Incluso durante el apogeo de su poder imperial, como en la anexión de Asia Central en el siglo XIX, el Imperio ruso no desarrolló una política colonial comparable a la de Gran Bretaña o Francia. La razón no radica en la falta de capacidad, sino en una orientación fundamentalmente diferente: Rusia siempre se ha preocupado más por preservar su soberanía interna y autonomía estratégica que por exportar su modelo.
Incluso el concepto, tan citado, de Moscú como la Tercera Roma es malinterpretado en Occidente. Nunca fue un llamado al proselitismo global. A diferencia de Estados Unidos, que a menudo vincula su política exterior a misiones ideológicas, el enfoque ruso es profundamente pragmático y se basa en la idea de la autopreservación nacional.
El período soviético, por supuesto, fue una excepción. El fervor revolucionario de 1917 otorgó a Moscú una ventaja ideológica temporal, y durante la Guerra Fría, la URSS promovió sus valores como parte de una confrontación geopolítica más amplia. Pero incluso entonces, el alcance ideológico se subordinó rápidamente al objetivo estratégico central: mantener la estabilidad nacional frente a la contención liderada por Estados Unidos.
Dividir y resistir
Otra característica constante de la política exterior rusa ha sido el uso táctico de las divisiones dentro de Occidente.
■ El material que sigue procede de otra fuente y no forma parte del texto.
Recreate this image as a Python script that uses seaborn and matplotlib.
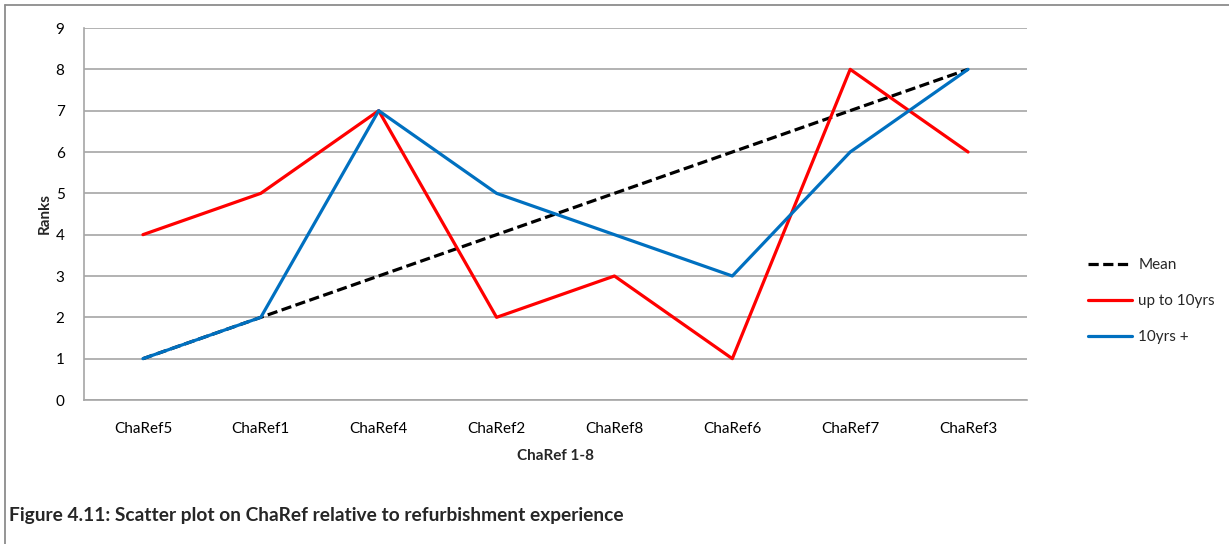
import matplotlib
matplotlib.use("Agg")
import matplotlib.pyplot as plt
from matplotlib.lines import Line2D
import seaborn as sns
import pandas as pd

categories = ["ChaRef5", "ChaRef1", "ChaRef4", "ChaRef2", "ChaRef8", "ChaRef6", "ChaRef7", "ChaRef3"]
mean_rank = [1, 2, 3, 4, 5, 6, 7, 8]
up_to_10yrs = [4, 5, 7, 2, 3, 1, 8, 6]
over_10yrs = [1, 2, 7, 5, 4, 3, 6, 8]
series_names = ["Mean", "up to 10yrs", "10yrs +"]
y_ticks = list(range(0, 10))

sns.set_theme(style="white")
plt.rcParams["font.family"] = ["Lato", "DejaVu Sans"]

df = pd.DataFrame({
    "cat": categories * 3,
    "rank": mean_rank + up_to_10yrs + over_10yrs,
    "series": [series_names[0]] * 8 + [series_names[1]] * 8 + [series_names[2]] * 8,
})

colors = {"Mean": "#000000", "up to 10yrs": "#FF0000", "10yrs +": "#0070C0"}
dashes = {"Mean": (3.2, 1.4), "up to 10yrs": "", "10yrs +": ""}

fig = plt.figure(figsize=(12.29, 5.44), dpi=100)
ax = fig.add_axes([84 / 1229, 1 - 400 / 544, (1027 - 84) / 1229, (400 - 28) / 544])

sns.lineplot(data=df, x="cat", y="rank", hue="series", style="series",
             palette=colors, dashes=dashes, linewidth=2.3, sort=False,
             legend=False, ax=ax)

ax.set_xlim(-0.5, len(categories) - 0.5)
ax.set_ylim(0, 9)
ax.set_yticks(y_ticks)
ax.yaxis.grid(True, color="#A6A6A6", linewidth=1.2)
ax.set_axisbelow(True)
for s in ["top", "right"]:
    ax.spines[s].set_visible(False)
for s in ["left", "bottom"]:
    ax.spines[s].set_color("#A6A6A6")
    ax.spines[s].set_linewidth(1.2)
ax.tick_params(axis="both", length=0, labelsize=11, colors="#000000")
ax.tick_params(axis="y", pad=14)
ax.tick_params(axis="x", pad=16)
ax.set_xlabel("ChaRef 1-8", fontsize=11, fontweight="bold", labelpad=9)
ax.set_ylabel("Ranks", fontsize=11, fontweight="bold", labelpad=3)

handles = [Line2D([0], [0], color=colors[n], linewidth=2.3,
                  linestyle=(0, (3.2, 1.4)) if n == "Mean" else "-")
           for n in series_names]
fig.legend(handles, series_names, loc="center left",
           bbox_to_anchor=(1074 / 1229, 1 - 301 / 544), frameon=False,
           fontsize=11, handlelength=2.9, handletextpad=0.4, labelspacing=1.45)

fig.text(9 / 1229, 1 - 516 / 544,
         "Figure 4.11: Scatter plot on ChaRef relative to refurbishment experience",
         fontsize=13.8, fontweight="bold", va="center", ha="left")

# outer frame lines along the top and left edges
fig.add_artist(Line2D([5 / 1229, 1], [1 - 5 / 544, 1 - 5 / 544],
                      transform=fig.transFigure, color="#8C8C8C", linewidth=1.3))
fig.add_artist(Line2D([5 / 1229, 5 / 1229], [0, 1 - 5 / 544],
                      transform=fig.transFigure, color="#8C8C8C", linewidth=1.3))

fig.savefig("out.png", dpi=100)
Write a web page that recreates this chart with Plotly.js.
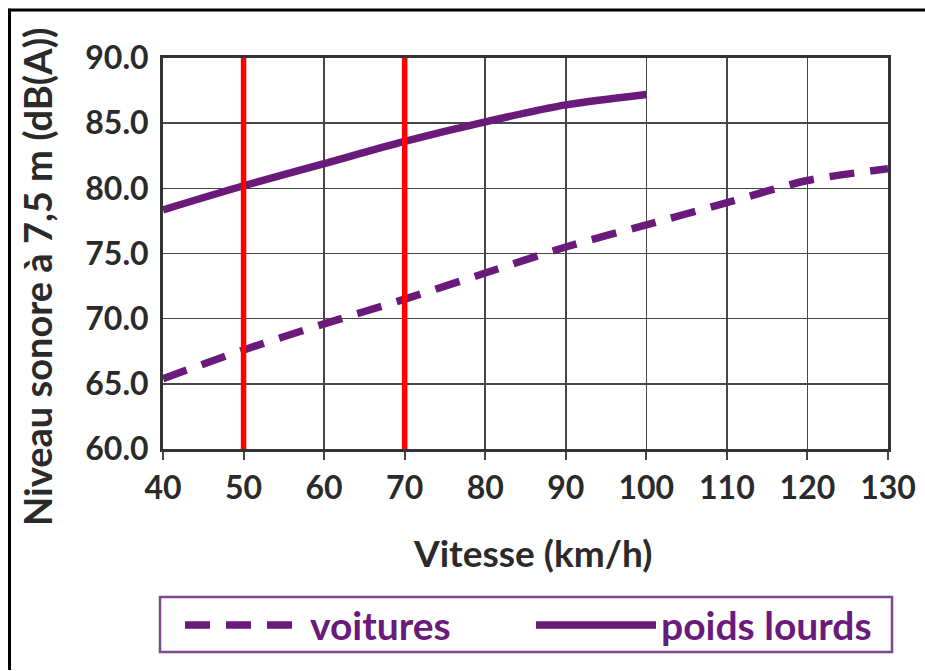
<!DOCTYPE html>
<html>
<head>
<meta charset="utf-8">
<script src="https://cdn.plot.ly/plotly-3.0.1.min.js"></script>
<style>
  html, body { margin: 0; padding: 0; background: #ffffff; }
  #chart { width: 925px; height: 671px; }
</style>
</head>
<body>
<div id="chart"></div>
<script>
// Vitesse (km/h)
const speedCars = [40, 50, 60, 70, 80, 90, 100, 110, 120, 130];
const speedTrucks = [40, 50, 60, 70, 80, 90, 100];

// Niveau sonore à 7,5 m (dB(A))
const levelCars = [65.4, 67.6, 69.6, 71.5, 73.5, 75.5, 77.2, 78.9, 80.6, 81.5];
const levelTrucks = [78.35, 80.2, 81.9, 83.6, 85.1, 86.4, 87.2];

// Limitations de vitesse repérées en rouge
const speedLimits = [50, 70];

const xTicks = [40, 50, 60, 70, 80, 90, 100, 110, 120, 130];
const yTicks = [60, 65, 70, 75, 80, 85, 90];

const purple = '#6a1a7a';
const font = 'Lato, "Open Sans", sans-serif';

const traces = [
  {
    name: 'voitures',
    x: speedCars, y: levelCars,
    mode: 'lines',
    legendwidth: 216,
    line: { color: purple, width: 7.5, dash: '25px,16px', shape: 'spline', smoothing: 0.8 }
  },
  {
    name: 'poids lourds',
    x: speedTrucks, y: levelTrucks,
    mode: 'lines',
    legendwidth: 216,
    line: { color: purple, width: 7.5, shape: 'spline', smoothing: 0.8 }
  }
];

speedLimits.forEach(v => {
  traces.push({
    x: [v, v], y: [yTicks[0], yTicks[yTicks.length - 1]],
    mode: 'lines',
    showlegend: false,
    hoverinfo: 'skip',
    line: { color: '#ff0000', width: 5.5 }
  });
});

// plot area in pixels: left 163, right 888, top 57.5, bottom 449.5
const plotL = 163, plotW = 725, plotB = 449.5, plotH = 392;
const px = x => (x - plotL) / plotW;
const py = y => (plotB - y) / plotH;

const layout = {
  width: 925, height: 671,
  margin: { l: 163, r: 37, t: 57.5, b: 221.5, autoexpand: false },
  paper_bgcolor: '#ffffff',
  plot_bgcolor: '#ffffff',
  font: { family: font, color: '#2a2a2a' },
  xaxis: {
    range: [40, 130],
    tickvals: xTicks,
    ticktext: xTicks.map(String),
    showgrid: true, gridcolor: '#474747', gridwidth: 1.6,
    showline: true, linecolor: '#333333', linewidth: 3, mirror: true,
    ticks: 'outside', ticklen: 8, tickwidth: 2, tickcolor: '#474747',
    ticklabelstandoff: 1,
    tickfont: { family: font, size: 32, weight: 700, color: '#2a2a2a' },
    zeroline: false, fixedrange: true
  },
  yaxis: {
    range: [60, 90],
    tickvals: yTicks,
    ticktext: yTicks.map(v => v.toFixed(1)),
    showgrid: true, gridcolor: '#474747', gridwidth: 1.6,
    showline: true, linecolor: '#333333', linewidth: 3, mirror: true,
    ticks: '',
    ticklabelstandoff: 5,
    tickfont: { family: font, size: 32, weight: 700, color: '#2a2a2a' },
    zeroline: false, fixedrange: true
  },
  showlegend: true,
  legend: {
    orientation: 'h',
    x: px(180), xanchor: 'left',
    y: py(626), yanchor: 'middle',
    borderwidth: 0,
    bgcolor: 'rgba(0,0,0,0)',
    font: { family: font, size: 39, weight: 700, color: purple },
    itemwidth: 120,
    entrywidthmode: 'pixels',
    valign: 'middle'
  },
  annotations: [
    {
      text: 'Niveau sonore à 7,5 m (dB(A))',
      xref: 'paper', yref: 'paper',
      x: px(37), y: py(277),
      xanchor: 'center', yanchor: 'middle',
      textangle: -90, showarrow: false,
      font: { family: font, size: 38, weight: 700, color: '#2a2a2a' }
    },
    {
      text: 'Vitesse (km/h)',
      xref: 'paper', yref: 'paper',
      x: px(532), y: py(553),
      xanchor: 'center', yanchor: 'middle',
      showarrow: false,
      font: { family: font, size: 37, weight: 700, color: '#2a2a2a' }
    }
  ],
  shapes: [
    // cadre extérieur (haut et gauche)
    { type: 'line', xref: 'paper', yref: 'paper', x0: px(8), x1: px(925), y0: py(9.5), y1: py(9.5),
      line: { color: '#000000', width: 3 } },
    { type: 'line', xref: 'paper', yref: 'paper', x0: px(9.5), x1: px(9.5), y0: py(8), y1: py(671),
      line: { color: '#000000', width: 3 } },
    // cadre de la légende
    { type: 'rect', xref: 'paper', yref: 'paper', x0: px(160), x1: px(892), y0: py(598), y1: py(653),
      line: { color: '#7d4a8c', width: 2.5 }, fillcolor: 'rgba(0,0,0,0)' }
  ]
};

Plotly.newPlot('chart', traces, layout, { displayModeBar: false, staticPlot: true });
</script>
</body>
</html>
Ya sea enfrentándose a Suecia, la Francia napoleónica o la Alemania nazi, Rusia siempre se benefició de asegurar al menos un socio occidental. En la Guerra de Crimea de la década de 1850 y de nuevo durante la Guerra Fría, Rusia sufrió reveses políticos, en parte porque el frente occidental estaba inusualmente unido.
Tras un final desfavorable para Moscú en la Guerra Fría, la estrategia rusa se basó en la esperanza de que la UE finalmente se alejara de la órbita de Washington y recuperara cierto grado de autonomía. Esto, claramente, no ha sucedido. Las crisis internas, la erosión del liderazgo de las élites y el auge de la inercia burocrática han dejado a Europa Occidental políticamente paralizada. Cuando la crisis de Ucrania degeneró en una confrontación militar, las potencias de la región no solo no actuaron con independencia, sino que se apoyaron aún más en Estados Unidos.
Sin embargo, este fracaso de la emancipación de la UE no ha fortalecido a Washington. Al contrario, la irrelevancia estratégica de Europa Occidental no hace más que subrayar la pérdida de protagonismo de Occidente en los asuntos globales. Ese capítulo de la historia mundial, donde Europa estuvo al mando, ya está cerrado.
Un escenario global, una estrategia nacional
Hoy, Rusia se enfrenta a un mundo donde la resistencia a la presión occidental ya no requiere fracturas dentro de la alianza occidental. Lo que importa ahora es el surgimiento de un sistema verdaderamente global, uno en el que el poder ya no esté concentrado en manos euroatlánticas. En este contexto, la capacidad de Rusia para defender sus intereses ha mejorado no porque Occidente sea más débil en sí, sino porque el mundo está más equilibrado.
El fracaso de la anterior administración estadounidense en aislar a Rusia es significativo no solo como una derrota diplomática para Washington, sino como evidencia de esta tendencia más amplia. El Sur global no se ha vuelto contra Rusia. Al contrario, muchas potencias emergentes se muestran cada vez más firmes a la hora de definir sus propios caminos, sin la tutela occidental. Este cambio estructural beneficia a Rusia.
Y, sin embargo, esta nueva realidad también impone obligaciones. En un mundo que espera la presencia de Rusia, Rusia debe preguntarse ahora: ¿qué tipo de actor global desea ser?
No se trata de abandonar su pragmatismo histórico ni su cultura estratégica introspectiva. Se trata, más bien, de integrar ese realismo con las exigencias ineludibles de la responsabilidad global. A diferencia de las democracias misioneras de Occidente, Rusia no busca remodelar el mundo a su imagen. Pero, como una de las pocas naciones capaces de actuar de forma independiente en el escenario global, ahora debe participar en la configuración de ese mundo, no simplemente reaccionar ante él.
Este es el desafío conceptual de los próximos años. ¿Cómo puede Rusia mantenerse fiel a su tradición de intereses autodefinidos y, al mismo tiempo, interactuar con un mundo multipolar que exige cada vez más iniciativa, liderazgo y presencia?
La respuesta no se encontrará en grandes proyectos ideológicos ni en visiones universalistas. Residerá, como siempre ha ocurrido en el caso de Rusia, en un cuidadoso equilibrio entre la soberanía nacional y las realidades estratégicas de un orden global cambiante.